SEPA stands for the Single Euro Payments Area - a payment method introduced by the European Union with an aim of standardising and improving payments across the Euro zone. The European Central Bank has said SEPA is key to advancing the usability of the euro.
Practically, SEPA removes constraints on sending money, allowing payments to easily move cross-border, supporting both business and individuals.
The SEPA scheme covers 36 countries; 19 countries who adopt the euro. A further 9 countries who are part of the European Union, but whose local currency is not euro. The remaining countries have some form of agreement with the EU but are not one of 28 EU member states.
The full list of countries is:
Andorra, Greece, Norway, Austria, Hungary, Poland, Belgium, Iceland, Portugal, Bulgaria, Ireland, Romania, Croatia, Italy, San Marino, Cyprus, Latvia, Slovakia, Czech Republic, Liechtenstein, Slovenia, Denmark, Lithuania, Spain, Estonia, Luxembourg, Sweden, Finland, Malta, Switzerland, France, Monaco, United Kingdom, Germany, Netherlands, Vatican City State
The scheme itself was initially introduced during 2008 (for credit transfers) and 2009 (for direct debits). The full implementation was complete but 2014 for euro countries, and 2016 for non-euro countries.
What does SEPA allow?
1) Credit transfers;
2) Instant credit transfers; and
3) Direct debits.
SEPA is only for euros.
What are the benefits of SEPA?
SEPA Credit transfers
Payments made by SEPA are processed in the same speed between countries as they are domestically. For example, a SEPA payment made from France to Germany will take the same amount of time as a payment made from one French account to another.

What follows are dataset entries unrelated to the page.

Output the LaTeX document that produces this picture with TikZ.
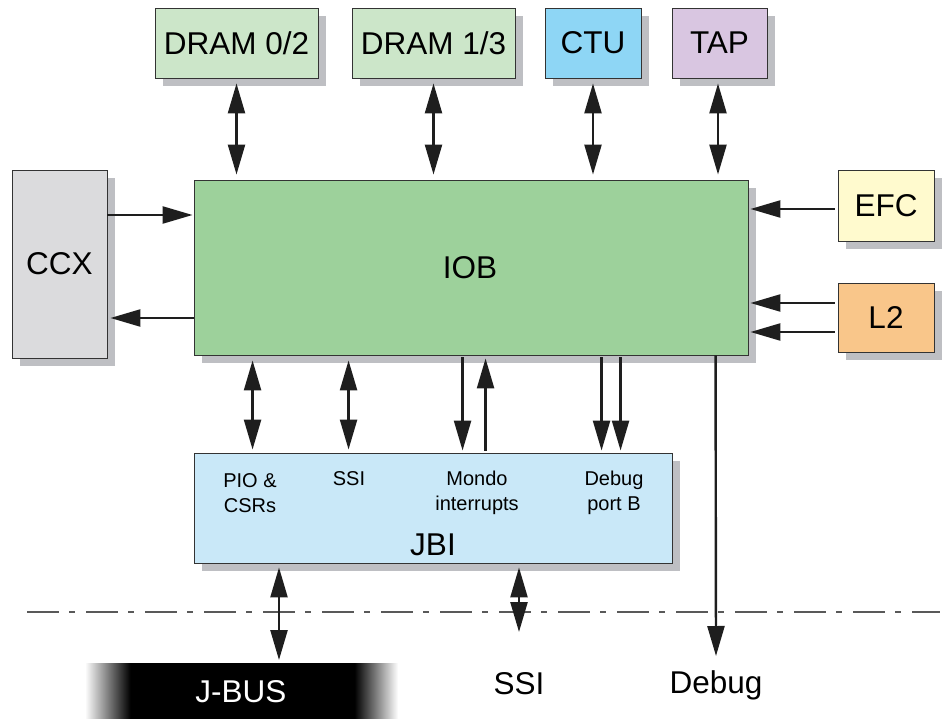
\documentclass[tikz,border=0pt]{standalone}
\usepackage{fontspec}
\setmainfont{Liberation Sans}
\usetikzlibrary{arrows.meta,shadows}
\definecolor{dramc}{HTML}{CCE6C9}
\definecolor{ctuc}{HTML}{8ED6F5}
\definecolor{tapc}{HTML}{D9C6E1}
\definecolor{ccxc}{HTML}{DBDBDD}
\definecolor{iobc}{HTML}{9DD19B}
\definecolor{efcc}{HTML}{FFFACE}
\definecolor{l2c}{HTML}{F9C68A}
\definecolor{jbic}{HTML}{C9E8F8}
\definecolor{shadc}{HTML}{BEBFC3}
\definecolor{linec}{HTML}{1E1E1E}
\begin{document}
\begin{tikzpicture}[x=1pt,y=-1pt,
  >={Triangle[length=30pt,width=17pt]},
  blk/.style={draw=black!80,line width=0.9pt,inner sep=0pt,
    drop shadow={shadow xshift=8pt,shadow yshift=-8pt,fill=shadc,opacity=1},
    font=\fontsize{31.5}{36}\selectfont},
  arr/.style={line width=2.4pt,draw=linec,->},
  dbl/.style={line width=2.4pt,draw=linec,<->},
  small/.style={font=\fontsize{20}{25}\selectfont,align=center,inner sep=0pt},
  lbl/.style={font=\fontsize{31.5}{36}\selectfont,inner sep=0pt}]
\useasboundingbox (0,0) rectangle (948,719);
% boxes
\node[blk,fill=dramc,minimum width=163pt,minimum height=70pt] (dram02) at (236.5,43) {DRAM 0/2};
\node[blk,fill=dramc,minimum width=163pt,minimum height=70pt] (dram13) at (433.5,43) {DRAM 1/3};
\node[blk,fill=ctuc,minimum width=96pt,minimum height=70pt] (ctu) at (593,43) {CTU};
\node[blk,fill=tapc,minimum width=95pt,minimum height=70pt] (tap) at (719.5,43) {TAP};
\node[blk,fill=ccxc,minimum width=95pt,minimum height=188pt] (ccx) at (59.5,264) {CCX};
\node[blk,fill=iobc,minimum width=554pt,minimum height=175pt] (iob) at (471,267.5) {};
\node[lbl] (iobl) at (470,268) {IOB};
\node[blk,fill=efcc,minimum width=96pt,minimum height=71pt] (efc) at (886,205.5) {EFC};
\node[blk,fill=l2c,minimum width=96pt,minimum height=69pt] (l2) at (886,317.5) {L2};
\node[blk,fill=jbic,minimum width=478pt,minimum height=110pt] (jbi) at (433,508) {};
\node[lbl] (jbil) at (433,545) {JBI};
\node[small] (pio) at (250,493) {PIO \&\\CSRs};
\node[small,anchor=north] (ssis) at (349,471) {SSI};
\node[small] (mondo) at (477,493) {Mondo\\interrupts};
\node[small] (dbgb) at (614,493) {Debug\\port B};
% J-BUS
\fill[black] (130,663) rectangle (355,719);
\shade[left color=white,right color=black] (85,663) rectangle (130.5,719);
\shade[left color=black,right color=white] (354.5,663) rectangle (398,719);
\node[lbl,text=white] (jbus) at (241,692) {J-BUS};
\coordinate (jbustop) at (279,663);
\node[lbl] (ssib) at (519,684) {SSI};
\node[lbl] (dbg) at (716,685) {Debug};
\coordinate (ssitip) at (519,632);
\coordinate (dbgtip) at (716,656);
% dash-dot line
\draw[line width=1.6pt,draw=black!65,dash pattern=on 32pt off 10pt on 6pt off 11pt] (27,612) -- (940,612);
% top arrows
\draw[dbl,shorten <=5pt,shorten >=5pt] (dram02.south) -- (dram02.south |- iob.north);
\draw[dbl,shorten <=5pt,shorten >=5pt] (dram13.south) -- (dram13.south |- iob.north);
\draw[dbl,shorten <=5pt,shorten >=5pt] (ctu.south) -- (ctu.south |- iob.north);
\draw[dbl,shorten <=5pt,shorten >=5pt] ([xshift=-1.5pt]tap.south) -- ([xshift=-1.5pt]tap.south |- iob.north);
% CCX
\draw[arr,shorten >=1pt] (ccx.east |- 0,215) -- (iob.west |- 0,215);
\draw[arr,shorten >=3pt] (iob.west |- 0,318) -- (ccx.east |- 0,318);
% EFC, L2
\draw[arr,shorten >=2pt,shorten <=3pt] (efc.west |- 0,209) -- (iob.east |- 0,209);
\draw[arr,shorten >=2pt,shorten <=3pt] (l2.west |- 0,303) -- (iob.east |- 0,303);
\draw[arr,shorten >=2pt,shorten <=3pt] (l2.west |- 0,332) -- (iob.east |- 0,332);
% IOB - JBI
\draw[dbl,shorten <=5pt,shorten >=3pt] ([xshift=59pt]iob.south west) -- ([xshift=59pt]jbi.north west);
\draw[dbl,shorten <=5pt,shorten >=3pt] ([xshift=155pt]iob.south west) -- ([xshift=155pt]jbi.north west);
\draw[arr,shorten <=2pt,shorten >=2pt] ([xshift=269pt]iob.south west) -- ([xshift=269pt]jbi.north west);
\draw[arr,shorten <=2pt,shorten >=3pt] ([xshift=292pt]jbi.north west) -- ([xshift=292pt]iob.south west);
\draw[arr,shorten <=2pt,shorten >=2pt] ([xshift=408pt]iob.south west) -- ([xshift=408pt]jbi.north west);
\draw[arr,shorten <=2pt,shorten >=2pt] ([xshift=427pt]iob.south west) -- ([xshift=427pt]jbi.north west);
% Debug
\draw[arr] ([xshift=522pt]iob.south west) -- (dbgtip);
% JBI bottom
\draw[dbl,shorten <=4pt,shorten >=3pt] (jbi.south -| jbustop) -- (jbustop);
\draw[dbl,shorten <=4pt] (jbi.south -| ssitip) -- (ssitip);
\end{tikzpicture}
\end{document}
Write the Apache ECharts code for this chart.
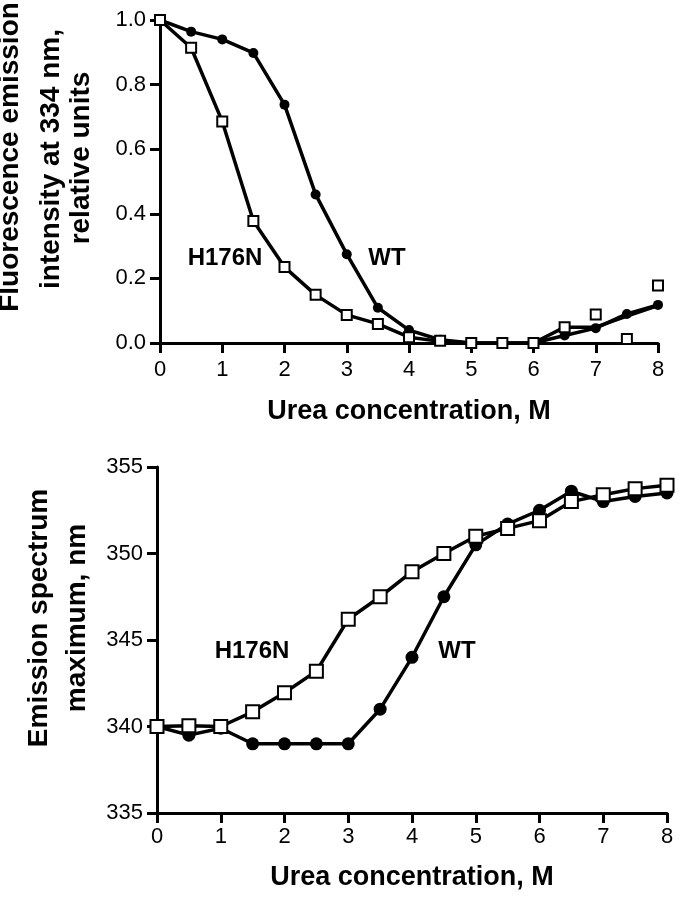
<!DOCTYPE html>
<html>
<head>
<meta charset="utf-8">
<script src="https://cdn.jsdelivr.net/npm/echarts@6/dist/echarts.min.js"></script>
<style>
html,body{margin:0;padding:0;background:#fff;}
#chart{width:683px;height:899px;}
</style>
</head>
<body>
<div id="chart"></div>
<script>
// Urea concentration, M
var urea = [0, 0.5, 1, 1.5, 2, 2.5, 3, 3.5, 4, 4.5, 5, 5.5, 6, 6.5, 7, 7.5, 8];
var xTicks = [0, 1, 2, 3, 4, 5, 6, 7, 8];

// Top panel: fluorescence emission intensity at 334 nm (relative units)
var wtIntensity    = [1.00, 0.964, 0.94, 0.898, 0.738, 0.46, 0.275, 0.109, 0.04, 0.01, 0, 0, 0, 0.023, 0.046, 0.09, 0.118];
var h176nIntensity = [1.00, 0.914, 0.686, 0.378, 0.235, 0.149, 0.087, 0.059, 0.018, 0.007, 0, 0, 0, 0.049, 0.088, 0.012, 0.178];
// fitted curve drawn through the H176N points
var h176nIntensityFit = [1.00, 0.914, 0.686, 0.378, 0.235, 0.149, 0.087, 0.059, 0.018, 0.005, 0, 0, 0, 0.049, 0.049, 0.083, 0.116];
var topYTicks = ['0.0', '0.2', '0.4', '0.6', '0.8', '1.0'];

// Bottom panel: emission spectrum maximum, nm
var wtMax    = [340.0, 339.5, 339.9, 339.0, 339.0, 339.0, 339.0, 341.0, 344.0, 347.5, 350.5, 351.7, 352.5, 353.6, 353.0, 353.3, 353.5];
var h176nMax = [340.0, 340.05, 340.0, 340.85, 341.95, 343.2, 346.2, 347.5, 348.95, 350.0, 351.0, 351.45, 351.9, 353.0, 353.4, 353.75, 353.95];

var labelCurves = ['H176N', 'WT'];
var topTitleLines = ['Fluorescence emission', 'intensity at 334 nm,', 'relative units'];
var bottomTitleLines = ['Emission spectrum', 'maximum, nm'];
var xTitle = 'Urea concentration, M';

function pairs(xs, ys) { return xs.map(function (x, i) { return [x, ys[i]]; }); }

var FONT = '"Liberation Sans", Arial, sans-serif';
var axisLineStyle = { color: '#000', width: 3 };

function xAxisCfg(gridIndex, gap, margin) {
  return {
    type: 'value', gridIndex: gridIndex, min: 0, max: 8, interval: 1,
    name: xTitle, nameLocation: 'middle', nameGap: gap,
    nameTextStyle: { fontFamily: FONT, fontWeight: 'bold', fontSize: 27, color: '#000' },
    axisLine: { show: true, onZero: false, lineStyle: axisLineStyle },
    axisTick: { show: true, length: 10, lineStyle: axisLineStyle },
    axisLabel: { fontFamily: FONT, fontSize: 22, color: '#000', margin: margin,
      formatter: function (v) { return xTicks.indexOf(v) >= 0 ? String(v) : ''; } },
    splitLine: { show: false }
  };
}

var option = {
  backgroundColor: '#fff',
  animation: false,
  grid: [
    { left: 160, right: 25, top: 20, bottom: 556 },
    { left: 157, right: 16, top: 467, bottom: 86 }
  ],
  xAxis: [xAxisCfg(0, 55, 16), xAxisCfg(1, 51, 13)],
  yAxis: [
    {
      type: 'value', gridIndex: 0, min: 0, max: 1, interval: 0.2,
      axisLine: { show: true, onZero: false, lineStyle: axisLineStyle },
      axisTick: { show: true, length: 10, lineStyle: axisLineStyle },
      axisLabel: { fontFamily: FONT, fontSize: 22, color: '#000', margin: 14,
        formatter: function (v) { return topYTicks[Math.round(v / 0.2)]; } },
      splitLine: { show: false }
    },
    {
      type: 'value', gridIndex: 1, min: 335, max: 355, interval: 5,
      axisLine: { show: true, onZero: false, lineStyle: axisLineStyle },
      axisTick: { show: true, length: 10, lineStyle: axisLineStyle },
      axisLabel: { fontFamily: FONT, fontSize: 22, color: '#000', margin: 14 },
      splitLine: { show: false }
    }
  ],
  series: [
    // top: WT line + filled circles
    { type: 'line', xAxisIndex: 0, yAxisIndex: 0, data: pairs(urea, wtIntensity),
      symbol: 'circle', symbolSize: 10, showAllSymbol: true,
      lineStyle: { color: '#000', width: 3.5 }, itemStyle: { color: '#000', opacity: 1 }, z: 3 },
    // top: H176N fitted line
    { type: 'line', xAxisIndex: 0, yAxisIndex: 0, data: pairs(urea, h176nIntensityFit),
      symbol: 'none', lineStyle: { color: '#000', width: 3.5 }, z: 2 },
    // top: H176N open squares
    { type: 'scatter', xAxisIndex: 0, yAxisIndex: 0, data: pairs(urea, h176nIntensity),
      symbol: 'rect', symbolSize: 10,
      itemStyle: { color: '#fff', borderColor: '#000', borderWidth: 2, opacity: 1 }, z: 4 },
    // bottom: WT
    { type: 'line', xAxisIndex: 1, yAxisIndex: 1, data: pairs(urea, wtMax),
      symbol: 'circle', symbolSize: 13, showAllSymbol: true,
      lineStyle: { color: '#000', width: 3.5 }, itemStyle: { color: '#000', opacity: 1 }, z: 3 },
    // bottom: H176N
    { type: 'line', xAxisIndex: 1, yAxisIndex: 1, data: pairs(urea, h176nMax),
      symbol: 'rect', symbolSize: 13, showAllSymbol: true,
      lineStyle: { color: '#000', width: 3.5 },
      itemStyle: { color: '#fff', borderColor: '#000', borderWidth: 2, opacity: 1 }, z: 4 }
  ],
  graphic: [
    { type: 'text', x: 10, y: 157, rotation: Math.PI / 2,
      style: { text: topTitleLines[0], font: 'bold 28px ' + FONT, fill: '#000', textAlign: 'center', textVerticalAlign: 'middle' } },
    { type: 'text', x: 51, y: 159, rotation: Math.PI / 2,
      style: { text: topTitleLines[1], font: 'bold 28px ' + FONT, fill: '#000', textAlign: 'center', textVerticalAlign: 'middle' } },
    { type: 'text', x: 81, y: 158, rotation: Math.PI / 2,
      style: { text: topTitleLines[2], font: 'bold 28px ' + FONT, fill: '#000', textAlign: 'center', textVerticalAlign: 'middle' } },
    { type: 'text', x: 39, y: 618, rotation: Math.PI / 2,
      style: { text: bottomTitleLines[0], font: 'bold 28px ' + FONT, fill: '#000', textAlign: 'center', textVerticalAlign: 'middle' } },
    { type: 'text', x: 77, y: 618, rotation: Math.PI / 2,
      style: { text: bottomTitleLines[1], font: 'bold 28px ' + FONT, fill: '#000', textAlign: 'center', textVerticalAlign: 'middle' } },
    { type: 'text', x: 225, y: 258,
      style: { text: labelCurves[0], font: 'bold 24px ' + FONT, fill: '#000', textAlign: 'center', textVerticalAlign: 'middle' } },
    { type: 'text', x: 387, y: 258,
      style: { text: labelCurves[1], font: 'bold 24px ' + FONT, fill: '#000', textAlign: 'center', textVerticalAlign: 'middle' } },
    { type: 'text', x: 252, y: 651,
      style: { text: labelCurves[0], font: 'bold 24px ' + FONT, fill: '#000', textAlign: 'center', textVerticalAlign: 'middle' } },
    { type: 'text', x: 457, y: 651,
      style: { text: labelCurves[1], font: 'bold 24px ' + FONT, fill: '#000', textAlign: 'center', textVerticalAlign: 'middle' } }
  ]
};

var chart = echarts.init(document.getElementById('chart'), null, { renderer: 'canvas' });
chart.setOption(option);
</script>
</body>
</html>
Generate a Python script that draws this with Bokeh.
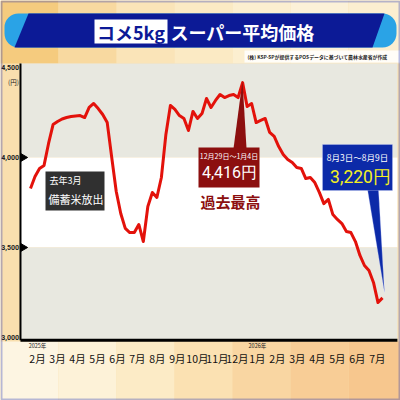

SEPA credit transfers are received by the recipient either the same day, or +1 business day.
This is especially convenient when comparing to a payment made by SWIFT, which can take 1-3 business days to clear internationally.
Instant credit transfers
More recently, during 2017, an improved version of the SEPA credit transfer was introduced, being the instant credit transfer – settlement within 10 seconds. This includes cross-border payments between countries in the Single Euro Payment Area, for the countries that have implemented the new instant credit method.
Additionally, over 50% of EU Payment Institutions are now signed up to the instant credit transfer scheme.
Direct debits with SEPA
SEPA direct debits are driven by the merchant. This is known as ‘pull based’. Once the customer signed the direct debit mandate, the merchant initiates the payment and receives the payment from the customers account. This includes cross-border direct debits within the SEPA region.
SEPA and Xace
Xace accounts have SEPA credit transfer facilities included as a payment option, while each account is a named IBAN in your business or personal name.
If you send a payment but chose a country outside of the SEPA region, Xace software will automatically adjust the payment process to allow the transfer to proceed.
If you receive payments from outside the SEPA region, the payment will still clear into your account. Xace will convert the incoming payment appropriately.